Rows in datasets

Hi, all I want to do is return the same dataset but with only the first row left. This doesn't work since the grabbed headers aren't the right data type. How can I alter datasets efficiently?

value is a JsonDataset to PyDataset

image

Search this forum for DatasetBuilder examples.

I'm sorry but... those few lines hurt my brain and soul.

  • there's an unconditional return in a loop, it's ALWAYS going to return and the following iterations of the loop will never happen
  • it's followed by a break !
  • if the loop was actually looping, you'd be pulling the same headers at every iteration

Concerning the actual problem: The headers you get from getColumnNames are actually not a sequence toDataSet accepts.
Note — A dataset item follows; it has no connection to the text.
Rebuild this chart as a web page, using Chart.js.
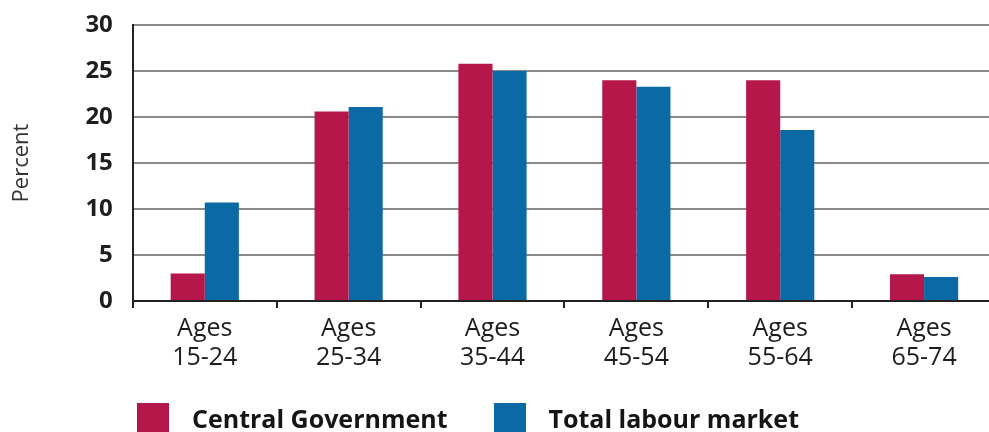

It boggles my mind, but that's how it is. Cast the whole thing to a list and it will work just fine.
The next problem you'll have is that row is a simple list (well... almost), but it should be a list of lists.

Here's something that should work (can't test it though):

return system.dataset.toDataSet(
    list(value.columnNames),
    [value[0]]
)

Assuming value[0] is in a format toDataSet accepts. Otherwise, cast it to a list as well, I'm pretty sure that works.

5 Likes

The list returned by a dataset's columnNames property is perfectly acceptable to a DatasetBuilder's .colNames() method. Same with a dataset's .columnTypes property and a builder's .colTypes() method. Then you can construct one row as a simple list, and add it to the builder with a single .addRow(). Then .build() and return.

(If you need to be sure column types are transferred, use DatasetBuilder.)